The top two honors accorded nature center administrators have been received by Dr. Thomas: The Elsie Naumburg Award (1983, Natural Science for Youth Foundation) and the Professional Leadership Award (2001, the Association for Nature Center Administrators). He was also named Conservation Educator of the Year (1986, Louisiana Wildlife Federation), awarded the Margaret Douglas Medal for Conservation Education (1994, The Garden Club of America), and named Diplomat of the Year (New Orleans Diplomacy Council, 2008).
Dr. Thomas’s activities at Loyola include an active teaching program in environmental communication and biology, many activities relating to coastal issues communication, working in the realm of environmental intervention where industry and communities collide, environmental communication programs in tropical areas (principally Belize, Trinidad, Guatemala, and the eastern Caribbean), nature-based tourism, and environmental education and landscaping.

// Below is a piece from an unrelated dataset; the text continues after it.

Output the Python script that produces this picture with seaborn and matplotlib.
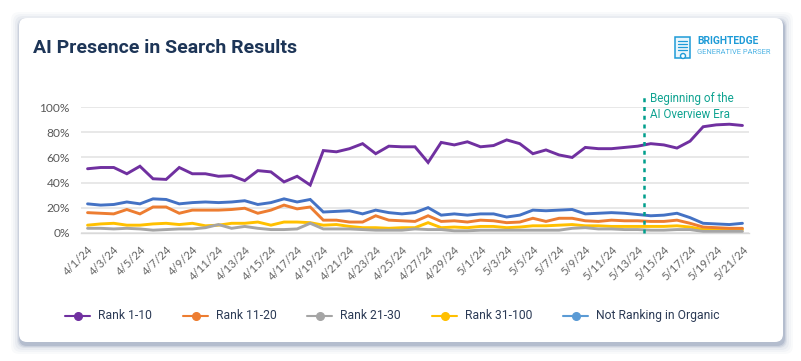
"""AI presence in search results, by organic rank."""

import matplotlib

matplotlib.use("Agg")
import matplotlib.pyplot as plt
import numpy as np
import pandas as pd
import seaborn as sns
from matplotlib.lines import Line2D
from matplotlib.patches import FancyBboxPatch, Rectangle

# Data
dates = [f"4/{d}/24" for d in range(1, 31)] + [f"5/{d}/24" for d in range(1, 22)]
rank_1_10 = [
    51, 52, 52, 47, 53, 43, 42.5, 52, 47, 47, 45, 45.5, 41.5, 49.5, 48.5, 40.5, 45,
    38, 65.5, 64.5, 67, 71, 63, 69, 68.5, 68.5, 56, 72, 70, 72.5, 68.5, 69.5, 74, 71,
    63, 66, 62, 60, 68, 67, 67, 68, 69, 71, 70, 67.5, 73, 84.5, 86, 86.5, 85.5,
]
rank_11_20 = [
    16, 15.5, 15, 18.5, 15, 20.5, 20.5, 15.5, 18, 18, 18, 18.5, 19.5, 15.5, 18, 22,
    19, 20.5, 10, 10, 8.5, 8.5, 13.5, 10, 9.5, 9, 13.5, 9, 9.5, 8.5, 10, 9.5, 8, 8.5,
    11.5, 9, 11.5, 11.5, 9.5, 9, 10, 9.5, 9.5, 9, 9, 10, 7.5, 4.5, 4, 3.5, 3.5,
]
rank_21_30 = [
    3.5, 3.5, 3, 3.5, 3, 2, 2.5, 3, 3, 4, 6.5, 3.5, 5, 3.5, 2.5, 2.5, 3, 7.5, 3, 3, 3,
    2.5, 2, 2, 2, 3, 2.5, 2.5, 1.5, 1.5, 2, 2, 2, 2, 2, 2, 2, 3.5, 4, 3, 3, 2.5, 2.5,
    2, 2, 2.5, 2.5, 1, 1, 1, 1,
]
rank_31_100 = [
    6, 7, 7.5, 6, 6, 7, 7.5, 6.5, 7.5, 5.5, 6, 7.5, 7.5, 8.5, 6, 8.5, 8.5, 8, 6, 6.5,
    5, 4, 4, 3.5, 4, 4, 8, 4, 4.5, 4, 5, 5, 4, 4.5, 5.5, 5.5, 6, 6.5, 5.5, 5.5, 5, 5,
    5, 5, 5, 5.5, 4.5, 2.5, 2.5, 2.5, 2.5,
]
not_ranking = [
    23, 22, 22.5, 24.5, 23, 27, 26.5, 23, 24, 24.5, 24, 24.5, 25.5, 22.5, 24, 27, 24.5,
    26.5, 16.5, 17, 17.5, 15, 18, 16, 15, 16, 20, 14, 15, 14, 15, 15, 12.5, 14, 18,
    17.5, 18, 18.5, 15, 15.5, 16, 15.5, 14.5, 13.5, 14, 15.5, 12, 7.5, 7, 6.5, 7.5,
]
series_names = [
    "Rank 1-10", "Rank 11-20", "Rank 21-30", "Rank 31-100", "Not Ranking in Organic",
]
palette = {
    "Rank 1-10": "#7030A0",
    "Rank 11-20": "#ED7D31",
    "Rank 21-30": "#A5A5A5",
    "Rank 31-100": "#FFC000",
    "Not Ranking in Organic": "#4472C4",
}
# the legend blue is lighter than the line blue in the original
legend_colors = {**palette, "Not Ranking in Organic": "#5B9BD5"}
event_position = 42.5

# Long table for seaborn
df = pd.DataFrame(
    dict(zip(series_names, [rank_1_10, rank_11_20, rank_21_30, rank_31_100, not_ranking]))
)
df["pos"] = np.arange(len(dates))
long_df = df.melt(id_vars="pos", var_name="series", value_name="value")

sns.set_theme(style="white")
plt.rcParams["font.family"] = ["Roboto", "DejaVu Sans"]

W, H = 801, 361
fig = plt.figure(figsize=(W / 100, H / 100), dpi=100, facecolor="white")


def card(x0, y0, x1, y1, **kw):
    # rounded panel given in pixels from the top left
    patch = FancyBboxPatch(
        (x0 + 8, H - y1 + 8), x1 - x0 - 16, y1 - y0 - 16,
        boxstyle="round,pad=8,rounding_size=8",
        transform=None, **kw,
    )
    fig.add_artist(patch)


# Card with soft shadow
for grow, alpha in zip([9, 7, 5, 3, 2, 1], [0.03, 0.04, 0.06, 0.09, 0.13, 0.2]):
    card(19 - grow + 1, 18 - grow + 3, 783 + grow + 1, 342 + grow + 3,
         facecolor="#5c6f96", edgecolor="none", alpha=alpha)
card(19, 18, 783, 342, facecolor="white", edgecolor="none")

ax = fig.add_axes([81 / W, 1 - 232.7 / H, 668 / W, 125.4 / H], zorder=5)
ax.patch.set_alpha(0)

sns.lineplot(
    data=long_df, x="pos", y="value", hue="series", hue_order=series_names[::-1],
    palette=palette, linewidth=2.1, legend=False, ax=ax,
)
for line in ax.lines:
    line.set_solid_joinstyle("miter")

ax.set_xlim(-0.5, 50.5)
ax.set_ylim(0, 100)
ax.set_xlabel("")
ax.set_ylabel("")
ax.set_yticks([0, 20, 40, 60, 80, 100], ["0%", "20%", "40%", "60%", "80%", "100%"])
ax.set_xticks(np.arange(0, 51, 2), dates[::2])
ax.set_xticks(np.arange(-0.5, 51, 2), minor=True)
ax.grid(axis="y", color="#E6E6E6", linewidth=1.3)
ax.set_axisbelow(True)
sns.despine(ax=ax, left=True)
ax.spines["bottom"].set_color("#D9D9D9")
ax.spines["bottom"].set_linewidth(1.0)
ax.tick_params(axis="y", length=0, pad=8, labelsize=8.6, labelcolor="#595959")
ax.tick_params(axis="x", which="major", length=0, pad=8, labelsize=8.2, labelcolor="#666666")
ax.tick_params(axis="x", which="minor", length=3, width=0.8, color="#D9D9D9")
for label in ax.get_xticklabels():
    label.set_rotation(45)
    label.set_ha("right")
    label.set_rotation_mode("anchor")
    label.set_fontfamily(["Lato", "DejaVu Sans"])
for label in ax.get_yticklabels():
    label.set_fontfamily(["Lato", "DejaVu Sans"])

# Event marker
ax.plot(
    [event_position, event_position], [0, 111], color="#009E8C", linewidth=1.8,
    linestyle=(0, (1.6, 1.9)), clip_on=False, zorder=5,
)
ax.text(
    event_position + 0.45, 112, "Beginning of the\nAI Overview Era", color="#0FA391",
    fontsize=8.4, va="top", ha="left", linespacing=1.3,
)

# Title
fig.text(33 / W, 1 - 48 / H, "AI Presence in Search Results", color="#1D3557",
         fontsize=14.0, fontweight="bold", va="center", ha="left")

# Logo
fig.add_artist(Rectangle((675, H - 58), 15, 21, transform=None, facecolor="#EAF6FC",
                         edgecolor="#1E9BD7", linewidth=1.1))
for y_px in [41, 44, 47, 50]:
    fig.add_artist(Line2D([678, 687], [H - y_px, H - y_px], transform=None,
                          color="#1E9BD7", linewidth=0.9))
fig.add_artist(plt.Circle((683, H - 56), 2.5, transform=None, facecolor="white",
                          edgecolor="#1E9BD7", linewidth=1.0))
fig.text(697 / W, 1 - 41 / H, "BRIGHTEDGE", color="#1E9BD7", fontsize=7.4,
         fontweight="bold", va="center", ha="left")
fig.text(697 / W, 1 - 52.5 / H, "GENERATIVE PARSER", color="#4DB3E4", fontsize=5.4,
         va="center", ha="left")

# Legend
legend_x = [65, 183, 307, 432, 563]
for name, x_px in zip(series_names, legend_x):
    color = legend_colors[name]
    fig.add_artist(Line2D([x_px, x_px + 25], [H - 315.5, H - 315.5], transform=None,
                          color=color, linewidth=1.5, marker="none"))
    fig.add_artist(Line2D([x_px + 12.5], [H - 315.5], transform=None, color=color,
                          marker="o", markersize=5.5, linestyle="none"))
    fig.text((x_px + 33) / W, 1 - 315.5 / H, name, color="#2B3A55", fontsize=8.75,
             va="center", ha="left")

fig.savefig("out.png", dpi=100, facecolor="white")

He has published many papers in the fields of herpetology (reptiles and amphibians; specializing in the Neotropical snake fauna) and nature center administration. As mentioned, his most avid interests are in environmental communication, restoring America’s WETLAND (Louisiana’s coastal wetlands), tropical natural history/interpretation, and nature center-based environmental education. Along with his wife and other colleagues in the Department of Special Education and Habilitative Services at the University of New Orleans, Bob has contributed actively to the field of curriculum development for environmental education.
Bob fervently believes that environmental solutions will be the result of open and honest communication, coupled with trust and integrity, among stakeholders.